### Instructions to follow
The listing below should be printed exactly, every line of it. Skip the pictures.

### Source data
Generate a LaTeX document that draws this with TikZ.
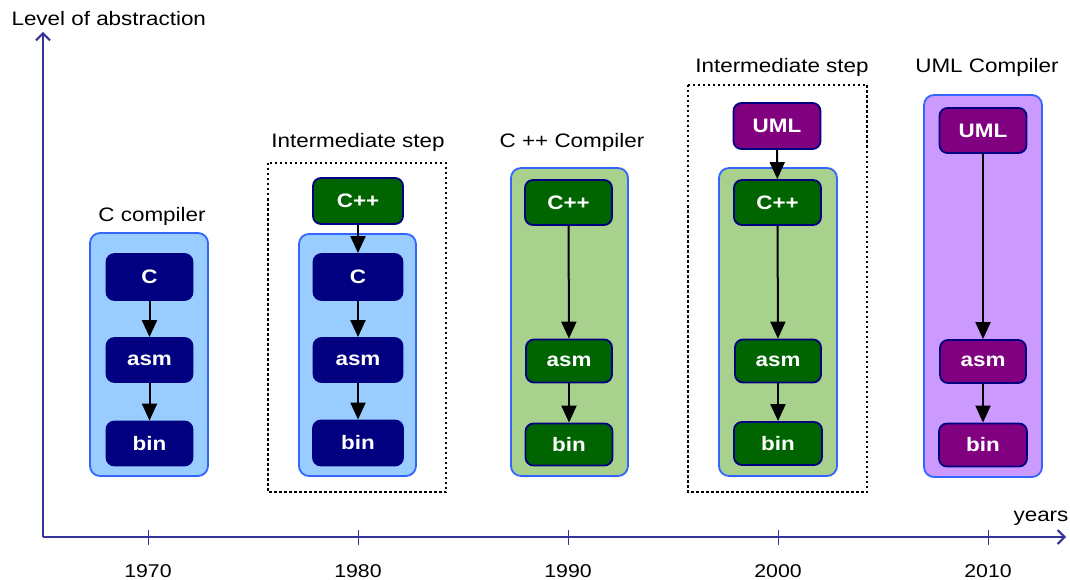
\documentclass[tikz,border=0pt]{standalone}
\usepackage{fontspec}
\setmainfont{Liberation Sans}[FakeStretch=1.15]
\usetikzlibrary{arrows.meta}
\definecolor{navyc}{HTML}{000080}
\definecolor{greenc}{HTML}{006400}
\definecolor{purplec}{HTML}{800080}
\definecolor{borderc}{HTML}{3366FF}
\definecolor{bluebg}{HTML}{99CCFF}
\definecolor{greenbg}{HTML}{A9D18E}
\definecolor{purplebg}{HTML}{CC99FF}
\definecolor{axisc}{HTML}{333399}
\tikzset{
  nd/.style={draw=navyc, line width=1.8pt, rounded corners=8pt, text=white,
    font=\bfseries\fontsize{19.5}{22}\selectfont, minimum width=87pt, minimum height=45pt, inner sep=0pt},
  ndblue/.style={nd, fill=navyc},
  ndgreen/.style={nd, fill=greenc},
  ndpurple/.style={nd, fill=purplec},
  cont/.style={draw=borderc, line width=1.8pt, rounded corners=10pt},
  dashbox/.style={draw=black, line width=1.3pt, dash pattern=on 2.5pt off 2.5pt},
  lbl/.style={font=\fontsize{19.5}{22}\selectfont, text=black},
  yearlbl/.style={font=\fontsize{18.5}{20}\selectfont, text=black, anchor=base, inner sep=0pt},
  flow/.style={draw=black, line width=2pt, -{Triangle[length=17pt,width=15pt]}},
  axis/.style={draw=axisc, line width=2pt, -{Straight Barb[length=7pt,width=14pt]}},
  tick/.style={draw=axisc, line width=0.9pt}
}
\begin{document}
\begin{tikzpicture}[x=1pt,y=-1pt]
\useasboundingbox (0,0) rectangle (1070,580);

% axes
\coordinate (origin) at (43,537);
\coordinate (ytop) at (43,32);
\coordinate (xend) at (1066,537);
\draw[axis] (origin) -- (ytop);
\draw[axis] (origin) -- (xend);
\node[lbl, anchor=west] (ylabel) at (8,19) {Level of abstraction};
\node[lbl] (xlabel) at (1041,518) {years};
\foreach \x/\y in {148/1970,358/1980,568/1990,778/2000,988/2010}{
  \draw[tick] (\x,530) -- (\x,545);
  \node[yearlbl] (yr\y) at (\x,577) {\y};
}

% 1970
\draw[cont, fill=bluebg] (90,233) rectangle (208,476);
\node[lbl] (l1) at (152,216) {C compiler};
\node[ndblue, minimum width=86pt, minimum height=46pt] (c1) at (149.5,277) {C};
\node[ndblue, minimum width=86pt, minimum height=44pt] (a1) at (149.5,360) {asm};
\node[ndblue, minimum width=86pt, minimum height=44pt] (b1) at (149.5,443.5) {bin};
\draw[flow] (c1) -- (a1);
\draw[flow] (a1) -- (b1);

% 1980
\draw[dashbox] (268,163) rectangle (446,492);
\node[lbl] (l2) at (358,142) {Intermediate step};
\draw[cont, fill=bluebg] (299,234) rectangle (416,476);
\node[ndgreen, minimum width=90pt, minimum height=46pt] (p2) at (358,201) {C++};
\node[ndblue, minimum width=89pt, minimum height=46pt] (c2) at (358,277) {C};
\node[ndblue, minimum width=89pt, minimum height=44pt] (a2) at (358,360) {asm};
\node[ndblue, minimum width=90pt, minimum height=45pt] (b2) at (358,443) {bin};
\draw[flow] (p2) -- (c2);
\draw[flow] (c2) -- (a2);
\draw[flow] (a2) -- (b2);

% 1990
\draw[cont, fill=greenbg] (511,168) rectangle (628,476);
\node[lbl] (l3) at (572,142) {C ++ Compiler};
\node[ndgreen, minimum width=87pt, minimum height=45pt] (p3) at (568.5,202.5) {C++};
\node[ndgreen, minimum width=86pt, minimum height=43pt] (a3) at (569,361) {asm};
\node[ndgreen, minimum width=87pt, minimum height=42pt] (b3) at (569,444.5) {bin};
\draw[flow] (p3) -- (a3);
\draw[flow] (a3) -- (b3);

% 2000
\draw[dashbox] (688,85) rectangle (867,492);
\node[lbl] (l4) at (782,67) {Intermediate step};
\draw[cont, fill=greenbg] (719,168) rectangle (837,476);
\node[ndpurple, minimum width=87pt, minimum height=46pt] (u4) at (777,126) {UML};
\node[ndgreen, minimum width=87pt, minimum height=45pt] (p4) at (777.5,202.5) {C++};
\node[ndgreen, minimum width=86pt, minimum height=43pt] (a4) at (778,361) {asm};
\node[ndgreen, minimum width=88pt, minimum height=43pt] (b4) at (778,443.5) {bin};
\draw[flow] (u4) -- (p4);
\draw[flow] (p4) -- (a4);
\draw[flow] (a4) -- (b4);

% 2010
\draw[cont, fill=purplebg] (924,95) rectangle (1042,477);
\node[lbl] (l5) at (987,67) {UML Compiler};
\node[ndpurple, minimum width=87pt, minimum height=45pt] (u5) at (983,130.5) {UML};
\node[ndpurple, minimum width=86pt, minimum height=43pt] (a5) at (983,361.5) {asm};
\node[ndpurple, minimum width=88pt, minimum height=43pt] (b5) at (983,445) {bin};
\draw[flow] (u5) -- (a5);
\draw[flow] (a5) -- (b5);
\end{tikzpicture}
\end{document}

### Problem solution
Generate a LaTeX document that draws this with TikZ.
\documentclass[tikz,border=0pt]{standalone}
\usepackage{fontspec}
\setmainfont{Liberation Sans}[FakeStretch=1.15]
\usetikzlibrary{arrows.meta}
\definecolor{navyc}{HTML}{000080}
\definecolor{greenc}{HTML}{006400}
\definecolor{purplec}{HTML}{800080}
\definecolor{borderc}{HTML}{3366FF}
\definecolor{bluebg}{HTML}{99CCFF}
\definecolor{greenbg}{HTML}{A9D18E}
\definecolor{purplebg}{HTML}{CC99FF}
\definecolor{axisc}{HTML}{333399}
\tikzset{
  nd/.style={draw=navyc, line width=1.8pt, rounded corners=8pt, text=white,
    font=\bfseries\fontsize{19.5}{22}\selectfont, minimum width=87pt, minimum height=45pt, inner sep=0pt},
  ndblue/.style={nd, fill=navyc},
  ndgreen/.style={nd, fill=greenc},
  ndpurple/.style={nd, fill=purplec},
  cont/.style={draw=borderc, line width=1.8pt, rounded corners=10pt},
  dashbox/.style={draw=black, line width=1.3pt, dash pattern=on 2.5pt off 2.5pt},
  lbl/.style={font=\fontsize{19.5}{22}\selectfont, text=black},
  yearlbl/.style={font=\fontsize{18.5}{20}\selectfont, text=black, anchor=base, inner sep=0pt},
  flow/.style={draw=black, line width=2pt, -{Triangle[length=17pt,width=15pt]}},
  axis/.style={draw=axisc, line width=2pt, -{Straight Barb[length=7pt,width=14pt]}},
  tick/.style={draw=axisc, line width=0.9pt}
}
\begin{document}
\begin{tikzpicture}[x=1pt,y=-1pt]
\useasboundingbox (0,0) rectangle (1070,580);

% axes
\coordinate (origin) at (43,537);
\coordinate (ytop) at (43,32);
\coordinate (xend) at (1066,537);
\draw[axis] (origin) -- (ytop);
\draw[axis] (origin) -- (xend);
\node[lbl, anchor=west] (ylabel) at (8,19) {Level of abstraction};
\node[lbl] (xlabel) at (1041,518) {years};
\foreach \x/\y in {148/1970,358/1980,568/1990,778/2000,988/2010}{
  \draw[tick] (\x,530) -- (\x,545);
  \node[yearlbl] (yr\y) at (\x,577) {\y};
}

% 1970
\draw[cont, fill=bluebg] (90,233) rectangle (208,476);
\node[lbl] (l1) at (152,216) {C compiler};
\node[ndblue, minimum width=86pt, minimum height=46pt] (c1) at (149.5,277) {C};
\node[ndblue, minimum width=86pt, minimum height=44pt] (a1) at (149.5,360) {asm};
\node[ndblue, minimum width=86pt, minimum height=44pt] (b1) at (149.5,443.5) {bin};
\draw[flow] (c1) -- (a1);
\draw[flow] (a1) -- (b1);

% 1980
\draw[dashbox] (268,163) rectangle (446,492);
\node[lbl] (l2) at (358,142) {Intermediate step};
\draw[cont, fill=bluebg] (299,234) rectangle (416,476);
\node[ndgreen, minimum width=90pt, minimum height=46pt] (p2) at (358,201) {C++};
\node[ndblue, minimum width=89pt, minimum height=46pt] (c2) at (358,277) {C};
\node[ndblue, minimum width=89pt, minimum height=44pt] (a2) at (358,360) {asm};
\node[ndblue, minimum width=90pt, minimum height=45pt] (b2) at (358,443) {bin};
\draw[flow] (p2) -- (c2);
\draw[flow] (c2) -- (a2);
\draw[flow] (a2) -- (b2);

% 1990
\draw[cont, fill=greenbg] (511,168) rectangle (628,476);
\node[lbl] (l3) at (572,142) {C ++ Compiler};
\node[ndgreen, minimum width=87pt, minimum height=45pt] (p3) at (568.5,202.5) {C++};
\node[ndgreen, minimum width=86pt, minimum height=43pt] (a3) at (569,361) {asm};
\node[ndgreen, minimum width=87pt, minimum height=42pt] (b3) at (569,444.5) {bin};
\draw[flow] (p3) -- (a3);
\draw[flow] (a3) -- (b3);

% 2000
\draw[dashbox] (688,85) rectangle (867,492);
\node[lbl] (l4) at (782,67) {Intermediate step};
\draw[cont, fill=greenbg] (719,168) rectangle (837,476);
\node[ndpurple, minimum width=87pt, minimum height=46pt] (u4) at (777,126) {UML};
\node[ndgreen, minimum width=87pt, minimum height=45pt] (p4) at (777.5,202.5) {C++};
\node[ndgreen, minimum width=86pt, minimum height=43pt] (a4) at (778,361) {asm};
\node[ndgreen, minimum width=88pt, minimum height=43pt] (b4) at (778,443.5) {bin};
\draw[flow] (u4) -- (p4);
\draw[flow] (p4) -- (a4);
\draw[flow] (a4) -- (b4);

% 2010
\draw[cont, fill=purplebg] (924,95) rectangle (1042,477);
\node[lbl] (l5) at (987,67) {UML Compiler};
\node[ndpurple, minimum width=87pt, minimum height=45pt] (u5) at (983,130.5) {UML};
\node[ndpurple, minimum width=86pt, minimum height=43pt] (a5) at (983,361.5) {asm};
\node[ndpurple, minimum width=88pt, minimum height=43pt] (b5) at (983,445) {bin};
\draw[flow] (u5) -- (a5);
\draw[flow] (a5) -- (b5);
\end{tikzpicture}
\end{document}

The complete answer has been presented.